Il est bien connu que Karl Marx a été profondément marqué intellectuellement par deux auteurs : Georg Wilhelm Friedrich Hegel (1770-1831) et Ludwig Feuerbach (1804-1872). En France, la figure de G.W.F. Hegel est bien connue ; on sait qu’il a apporté le principe de la dialectique.
Cependant, le figure de Ludwig Feuerbach est absolument inconnue, alors qu’il a assumé le matérialisme. Le matérialisme dialectique profite directement de Ludwig Feuerbach et de G.W.F. Hegel, que Karl Marx a relié.
En France, Ludwig Feuerbach a été mis de côté y compris par les « marxistes », pour deux fausses raisons : tout d’abord la considération que la France avait la philosophie des Lumières et que, par conséquent, c’était bien suffisant comme matérialisme et, ensuite, il y a la fausse interprétation de René Descartes comme philosophe « scientifique », sa méthode étant censé être « matérialiste » par nature, etc.
En réalité, Ludwig Feuerbach est incontournable, car il prolonge Baruch Spinoza. Il est l’intermédiaire entre Karl Marx et Baruch Spinoza ; comme Denis Diderot, il affirme que le matérialisme trouve sa source dans la réalité naturelle, mais il va plus loin que Denis Diderot, car il assume la sensation de manière plus approfondie.
Comme l’a expliqué Karl Marx, constatant l’aspect positif et l’aspect négatif:
« Feuerbach, que ne satisfait pas la pensée abstraite, en appelle à l’intuition sensible ; mais il ne considère pas le monde sensible en tant qu’activité pratique concrète de l’homme. »
Karl Marx considère comme juste que Ludwig Feuerbach en appelle à l’intuition sensible, mais il manque l’étape du monde sensible comme étant transformable.

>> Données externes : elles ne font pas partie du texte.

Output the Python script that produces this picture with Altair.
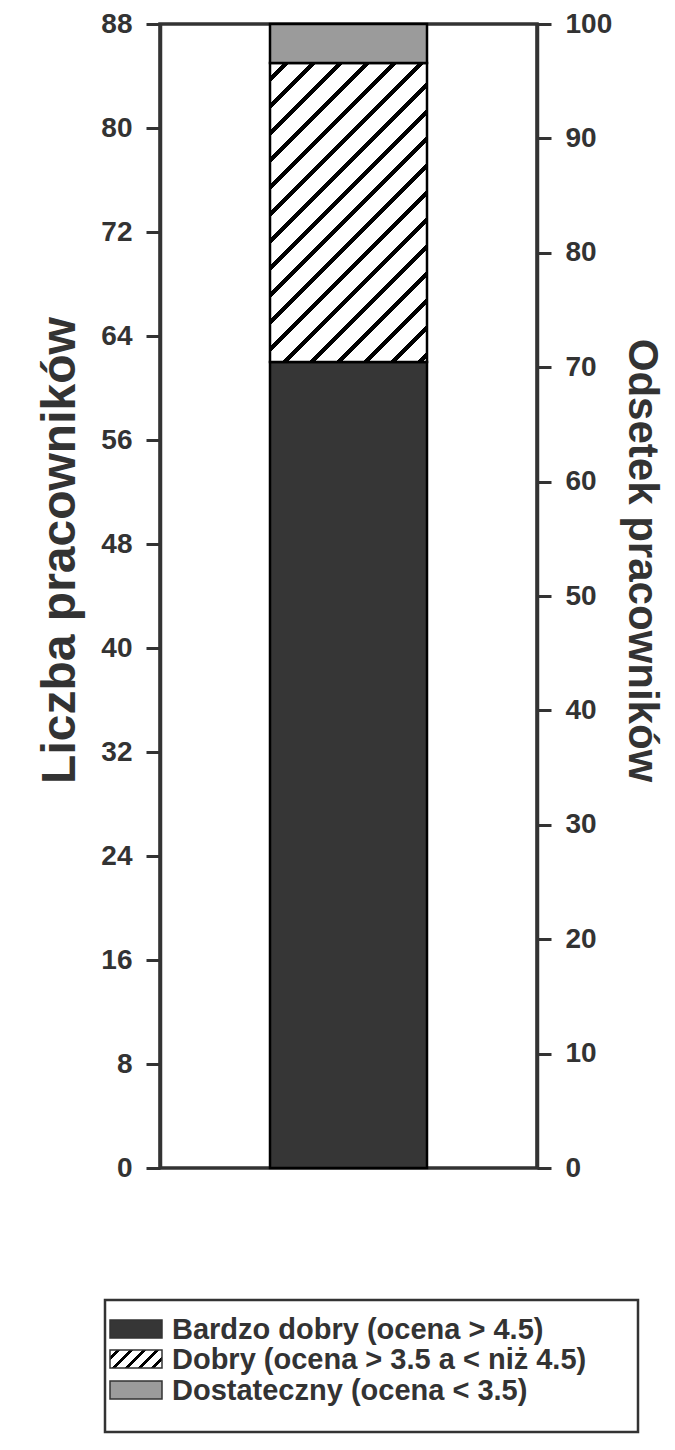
import altair as alt
import pandas as pd

# ---- data ----
categories = [
    "Bardzo dobry (ocena > 4.5)",
    "Dobry (ocena > 3.5 a < niż 4.5)",
    "Dostateczny (ocena < 3.5)",
]
keys = ["bd", "d", "dst"]
counts = [62, 23, 3]
count_ticks = [0, 8, 16, 24, 32, 40, 48, 56, 64, 72, 80, 88]
pct_ticks = [0, 10, 20, 30, 40, 50, 60, 70, 80, 90, 100]
count_title = "Liczba pracowników"
pct_title = "Odsetek pracowników"

# ---- styles ----
INK = "#333333"
DARK = "#363636"
GREY = "#9b9b9b"
FONT = "Liberation Sans"
W, H = 377, 1144
BAR_W = 157
COUNT_MAX = count_ticks[-1]


def hatch(w, h, spacing, thick):
    """Diagonal black stripes on white built as a hard-stop linear gradient."""
    s = (w + h) / (w * w + h * h)
    period = spacing / (w + h)
    t = thick / (w + h)
    stops = [{"offset": 0, "color": "white"}]
    k = 0
    while True:
        a = k * period + period / 2
        if a >= 1:
            break
        b = min(a + t, 1)
        stops += [
            {"offset": round(a, 5), "color": "white"},
            {"offset": round(a, 5), "color": "black"},
            {"offset": round(b, 5), "color": "black"},
            {"offset": round(b, 5), "color": "white"},
        ]
        k += 1
    stops.append({"offset": 1, "color": "white"})
    return {"gradient": "linear", "x1": 0, "y1": 0,
            "x2": s * w, "y2": s * h, "stops": stops}


total = sum(counts)
starts, ends = [], []
acc = 0
for c in counts:
    starts.append(acc)
    acc += c
    ends.append(acc)

df = pd.DataFrame({
    "cat": categories,
    "key": keys,
    "start": starts,
    "end": ends,
    "pct_end": [e / total * 100 for e in ends],
    "grp": ["A"] * len(counts),
})

hatch_px_h = H * counts[1] / COUNT_MAX
fills = {
    "bd": DARK,
    "d": hatch(BAR_W, hatch_px_h, 27, 6),
    "dst": GREY,
}

count_axis = alt.Axis(
    values=count_ticks, orient="left", title=count_title,
    titleAngle=-90, titleX=-100, titleY=526, titleAlign="center",
    titleBaseline="middle", labelPadding=14, titleFontSize=48,
)
pct_axis = alt.Axis(
    values=pct_ticks, orient="right", title=pct_title,
    titleAngle=90, titleX=104, titleY=536, titleAlign="center",
    titleBaseline="middle", labelPadding=14, titleFontSize=42,
)

base = alt.Chart(df)
bars = []
for k in keys:
    bars.append(
        base.transform_filter(alt.datum.key == k)
        .mark_bar(width=BAR_W, fill=fills[k], stroke="black", strokeWidth=2.5)
        .encode(
            x=alt.X("grp:N", axis=None),
            y=alt.Y("start:Q", scale=alt.Scale(domain=[0, COUNT_MAX], nice=False),
                    axis=count_axis),
            y2="end:Q",
        )
    )
bar_layer = alt.layer(*bars)

pct_layer = base.mark_point(opacity=0).encode(
    y=alt.Y("pct_end:Q", scale=alt.Scale(domain=[0, 100], nice=False), axis=pct_axis)
)

# ---- custom legend below the plot ----
leg_box = alt.Chart(df).transform_filter(alt.datum.key == keys[0]).mark_rect(
    fill="white", stroke=INK, strokeWidth=2.5
).encode(x=alt.value(-55), x2=alt.value(478), y=alt.value(1276), y2=alt.value(1408))

leg_fills = {"bd": DARK, "d": hatch(52, 18, 13, 4), "dst": GREY}
leg_layers = [leg_box]
row_y = [1305, 1335, 1366]
for i, k in enumerate(keys):
    sub = alt.Chart(df).transform_filter(alt.datum.key == k)
    leg_layers.append(
        sub.mark_rect(fill=leg_fills[k], stroke=INK, strokeWidth=1.5).encode(
            x=alt.value(-50), x2=alt.value(2),
            y=alt.value(row_y[i] - 9), y2=alt.value(row_y[i] + 9),
        )
    )
    leg_layers.append(
        sub.mark_text(align="left", baseline="middle", font=FONT, fontSize=29,
                      fontWeight="bold", color=INK).encode(
            x=alt.value(12), y=alt.value(row_y[i] + 1), text="cat:N"
        )
    )

chart = (
    alt.layer(bar_layer, pct_layer, *leg_layers)
    .resolve_scale(y="independent")
    .properties(
        width=W, height=H,
        autosize=alt.AutoSizeParams(type="none"),
        padding={"left": 152, "top": 16, "right": 130, "bottom": 272},
        background="white",
    )
    .configure_view(stroke=INK, strokeWidth=3.5)
    .configure_axis(
        grid=False,
        labelFont=FONT, labelFontSize=28, labelFontWeight="bold", labelColor=INK,
        titleFont=FONT, titleFontWeight="bold", titleColor=INK,
        domainColor=INK, domainWidth=3.5,
        tickColor=INK, tickWidth=3, tickSize=14,
    )
)

chart.save("out.html", embed_options={"renderer": "svg", "actions": False})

C’est précisément cette thèse qui était intolérable en France, de par le triomphe de René Descartes qui rejette l’intuition sensible. Or, ce faisant, le matérialisme dialectique ne pouvait réellement s’implanter en France.
En effet, le véritable athéisme ne nie pas que l’univers soit « un ». Or, le pseudo-athéisme français n’a pas compris la thèse de Ludwig Feuerbach, qui lui-même l’emprunte à G.W.F. Hegel, qui lui-même l’emprunte à Baruch Spinoza.

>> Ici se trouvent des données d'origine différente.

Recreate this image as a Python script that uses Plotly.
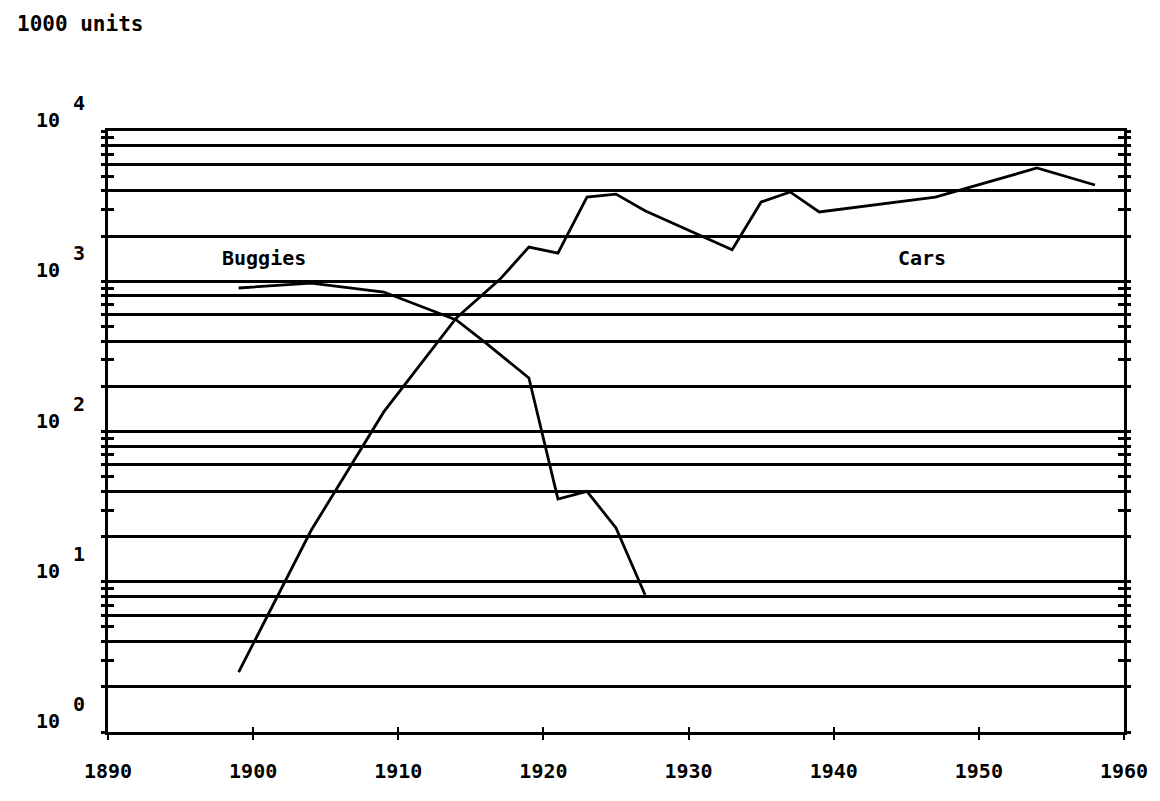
import plotly.graph_objects as go

cars_years = [1899, 1904, 1909, 1914, 1917, 1919, 1921, 1923, 1925, 1927, 1933, 1935, 1937, 1939, 1947, 1954, 1958]
cars_values = [2.5, 22, 135, 570, 1030, 1690, 1540, 3630, 3800, 2950, 1620, 3370, 3930, 2890, 3630, 5670, 4370]

buggy_years = [1899, 1904, 1909, 1914, 1916, 1919, 1921, 1923, 1925, 1927]
buggy_values = [902, 973, 848, 552, 390, 227, 35.5, 40, 22.8, 8.2]

x_ticks = [1890, 1900, 1910, 1920, 1930, 1940, 1950, 1960]
y_exponents = [0, 1, 2, 3, 4]
decades = [1, 10, 100, 1000]
grid_vals = [d * m for d in decades for m in (1, 2, 4, 6, 8)] + [10000]
minor_vals = [d * m for d in decades for m in range(1, 10)] + [10000]

FONT = dict(family="DejaVu Sans Mono", size=20, color="black", weight="bold")

# plot area in page pixels (page body has 8px margin)
PL, PR, PT, PB = 108, 1122, 131, 732


def px(xp):
    return (xp - PL) / (PR - PL)


def py(yp):
    return (PB - yp) / (PB - PT)


fig = go.Figure()
fig.add_trace(go.Scatter(x=cars_years, y=cars_values, mode="lines",
                         line=dict(color="black", width=2.8), name="Cars"))
fig.add_trace(go.Scatter(x=buggy_years, y=buggy_values, mode="lines",
                         line=dict(color="black", width=2.8), name="Buggies"))
# helper traces so overlay axes are drawn
fig.add_trace(go.Scatter(x=[], y=[], xaxis="x2", yaxis="y2", showlegend=False))
fig.add_trace(go.Scatter(x=[], y=[], xaxis="x", yaxis="y3", showlegend=False))

fig.update_layout(
    width=1152, height=793,
    margin=dict(l=PL - 8, r=1160 - PR - 2, t=PT - 8, b=801 - PB),
    paper_bgcolor="white", plot_bgcolor="white",
    showlegend=False,
    font=FONT,
    xaxis=dict(range=[1890, 1960], tickvals=x_ticks, ticks="outside", ticklen=5,
               tickwidth=2, tickcolor="black", showline=True, linewidth=2.5,
               linecolor="black", mirror=True, showgrid=False, zeroline=False,
               ticklabelstandoff=14, tickfont=FONT),
    xaxis2=dict(range=[1890, 1960], overlaying="x", tickvals=x_ticks, ticks="inside",
                ticklen=5, tickwidth=2, tickcolor="black", showticklabels=False,
                showgrid=False, zeroline=False, showline=False),
    yaxis=dict(type="log", range=[0, 4], tickvals=grid_vals, showticklabels=False,
               ticks="", showgrid=True, gridcolor="black", gridwidth=2.5,
               showline=True, linewidth=2.5, linecolor="black", mirror=True,
               zeroline=False),
    yaxis2=dict(type="log", range=[0, 4], overlaying="y", tickvals=minor_vals,
                ticks="outside", ticklen=6, tickwidth=2.5, tickcolor="black",
                mirror="ticks", showticklabels=False, showgrid=False,
                zeroline=False, showline=False),
    yaxis3=dict(type="log", range=[0, 4], overlaying="y", tickvals=minor_vals,
                ticks="inside", ticklen=6, tickwidth=2.5, tickcolor="black",
                mirror="ticks", showticklabels=False, showgrid=False,
                zeroline=False, showline=False),
)

# y-axis labels: "10" with raised exponent
for k in y_exponents:
    fig.add_annotation(x=px(62), y=k, xref="paper", yref="y", text="10",
                       showarrow=False, font=FONT, xanchor="right",
                       yanchor="bottom", yshift=-3)
    fig.add_annotation(x=px(71), y=k, xref="paper", yref="y", text=str(k),
                       showarrow=False, font=FONT, xanchor="left",
                       yanchor="bottom", yshift=14)

fig.add_annotation(x=px(15), y=py(10), xref="paper", yref="paper",
                   text="1000 units", showarrow=False, font=dict(FONT, size=21),
                   xanchor="left", yanchor="top")

fig.add_annotation(x=px(220), y=py(258), xref="paper", yref="paper",
                   text="Buggies", showarrow=False, font=FONT,
                   xanchor="left", yanchor="middle")
fig.add_annotation(x=px(894), y=py(258), xref="paper", yref="paper",
                   text="Cars", showarrow=False, font=FONT,
                   xanchor="left", yanchor="middle")

fig.write_html("out.html")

L’athéisme ne dit pas : il n’y a pas de Dieu et c’est le hasard qui règne, car cela c’est la vieille thèse, non scientifique, d’Épicure (même si Épicure est une figure illustre du matérialisme). L’athéisme authentique dit : il n’y a qu’une seule réalité, une réalité infinie, et c’est de ce point de vue qu’il faut partir.
C’est pour cela que Ludwig Feuerbach a construit son œuvre contre les religions : il entendait non pas simplement réfuter les systèmes religieux, mais dépasser, de la même manière que Baruch Spinoza, l’ancienne définition de « Dieu ».
C’est en posant les choses ainsi que Ludwig Feuerbach a amené une révolution idéologique, permettant l’avènement du marxisme.
Friedrich Engels souligne de la manière suivante l’importance du rôle historique de Ludwig Feuerbach :
« C’est alors que parut l’Essence du christianisme, de Feuerbach. D’un seul coup, il réduisit en poussière la contradiction, en replaçant carrément de nouveau le matérialisme sur le trône.
La nature existe indépendamment de toute philosophie ; elle est la base sur laquelle nous autres hommes, nous-mêmes produits de la nature, avons grandi ; en dehors de la nature et des hommes, il n’y a rien, et les êtres supérieurs créés par notre imagination religieuse ne sont que le reflet fantastique de notre être propre.
L’enchantement était rompu ; le « système » était brisé et jeté au rancart, la contradiction, n’existant que dans l’imagination, résolue.
Il faut avoir éprouvé soi -même l’action libératrice de ce livre pour s’en faire une idée. L’enthousiasme fut général : nous fûmes tous momentanément des « feuerbachiens ».
On peut voir, en lisant la Sainte Famille, avec quel enthousiasme Karl Marx salua la nouvelle façon de voir et à quel point — malgré toutes ses réserves critiques — il fut influencé par elle. »
Ludwig Feuerbach et la fin de la philosophie classique allemande, 1888
Ludwig Feuerbach est à ce titre incontournable pour la compréhension de la genèse du matérialisme dialectique. C’est lui qui a posé la réflexion comme quoi il n’y a que la Nature et les êtres humains, c’est-à-dire l’histoire ; c’est en quelque sorte la base de la « division » du travail entre matérialisme dialectique et matérialisme historique.